In my opinion therefore, we cannot just jump the gun and move from Parliamentary debate to Referendum. It is of paramount importance that we use all means at the nation’s disposal to whip up enthusiasm for public input into the discussion. Changing or amending a Constitution is a very serious chapter in a nation’s history requiring deep thought, interaction and exchange of views at all levels before we give a thumbs up or down. It must not be allowed to degenerate into an emotional or political partisan affair. There must be no NDP or ULP in our “Choices for Change” (to borrow the title of a CRC booklet), no Gonsalves or Eustace, no partisan colouration, whether green, red or yellow. The national interests and the future of our nation must be our yardstick for approval. Parliament would do well to consider commissioning some sort of mechanism to spearhead further national consultation, maybe a slimmed-down CRC, leading up to the Referendum to try and maintain a non-partisan course.

One issue tackled by the CRC in its deliberations and recommendations is that which most of our people believe is fundamental to democracy – that of an Opposition, especially in Parliament. This is particularly so for Vincentians given our experience of a one-party Parliament in the 1989-94 period. For most of us, the role of the Opposition revolves around the infamous saying “To expose, oppose and depose”. We take these very seriously. Our politicians are conditioned by them, to the extent that they even forget a function of even greater importance that is the responsibility of the Opposition “to propose”.

The CRC in trying to deal with this matter and to fulfill one of its critical objectives, that of minimizing if not eliminating political tribalism from the body politic, has proposed changing the term “Opposition” in Parliament and playing down the appearance of hostile contenders for power, by suggesting the use of the term “Majority and Minority”. Some have scoffed at the idea not even considering that these represent parts of a whole as opposed to forces opposed to each other. If Parliamentarians are allowed to express their own views on matters before the House, and not being bound solely by partisan considerations, or to take the views of those they claim to represent, then Parliamentary democracy and decision-making would be all the more enriched.
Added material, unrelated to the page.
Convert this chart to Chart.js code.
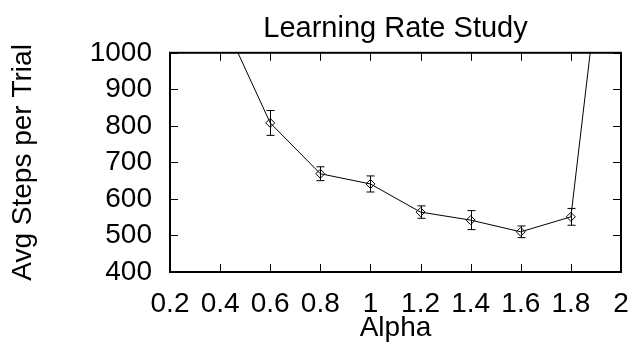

This burden on the Opposition to “expose, oppose and depose” often lands many a well-meaning Party and MP into Opposition for opposition sake. I detect some of it in our own scenario, at the expense of being able to provide clear alternatives, of fulfilling the function of “to propose”. It leads persons who themselves are not inherently backward or reactionary into falling in the trap of pandering to backwardness, or criticizing from right-wing and reactionary view points under the guise of populism. It is exaggerated by the tendency of the Prime Minister to bait his opponents so that blinded by anti-Ralphism, they often end up not seeing the trees because of the woods, and throwing out the baby with the bath water.
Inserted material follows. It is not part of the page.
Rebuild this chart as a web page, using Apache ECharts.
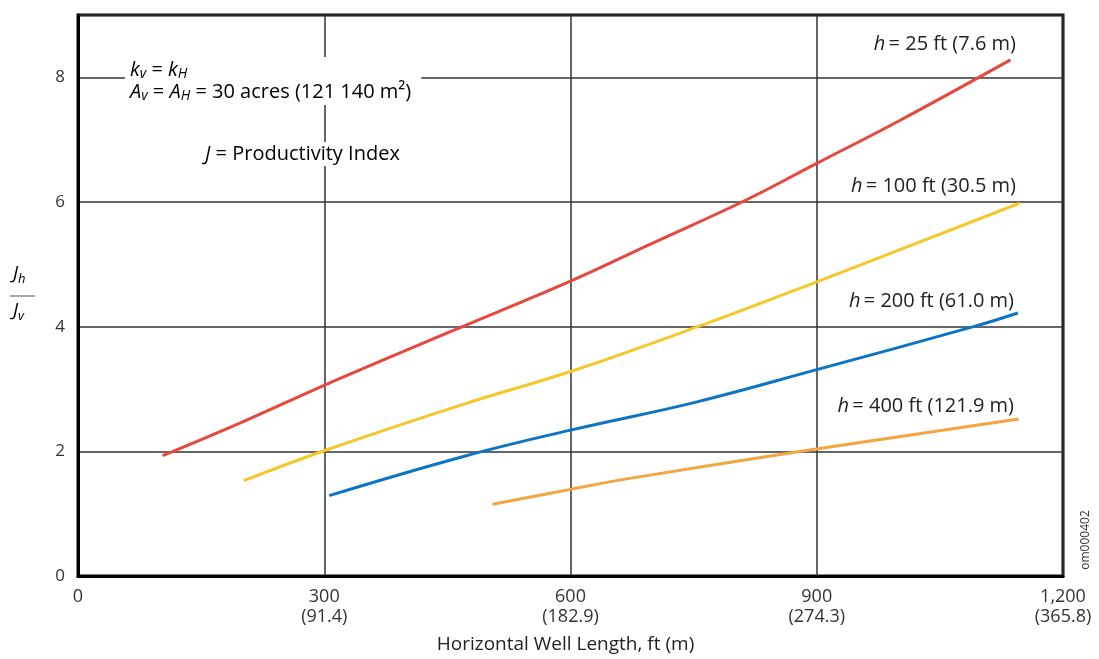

Sometimes, many times in fact, the last sitting of the House being an example, the Opposition seems to lose its script and its way. Thus on the crucial issue of the Public Debt, a major issue for us all, we get due warnings on its size and affordability but little in the way HOW TO HANDLE IT. Similarly, on the Produce Bill, an issue which deserves more public comment and concern, it allowed itself to be maneuvered into a narrow, free enterprise, free trade line rather than maintain a principled line and thus be able to expose what it considers to be the fundamental flaws of the Government.

This is what happens when we get into Opposition for opposition sake. The NDP needs to do deep reflection, to halt the slide to the right and into the arms of reaction, to play its role in keeping the ship of state on a firm and principled course including support for progressive policies, exposure of administrative and political blunders, and ensuring that whoever is at the helm, our country maintains a path of progressive development. Cheap politricks and populism do not serve the interests of the nation, of ULP, NDP, Eustace or Gonsalves. We all lose as a result.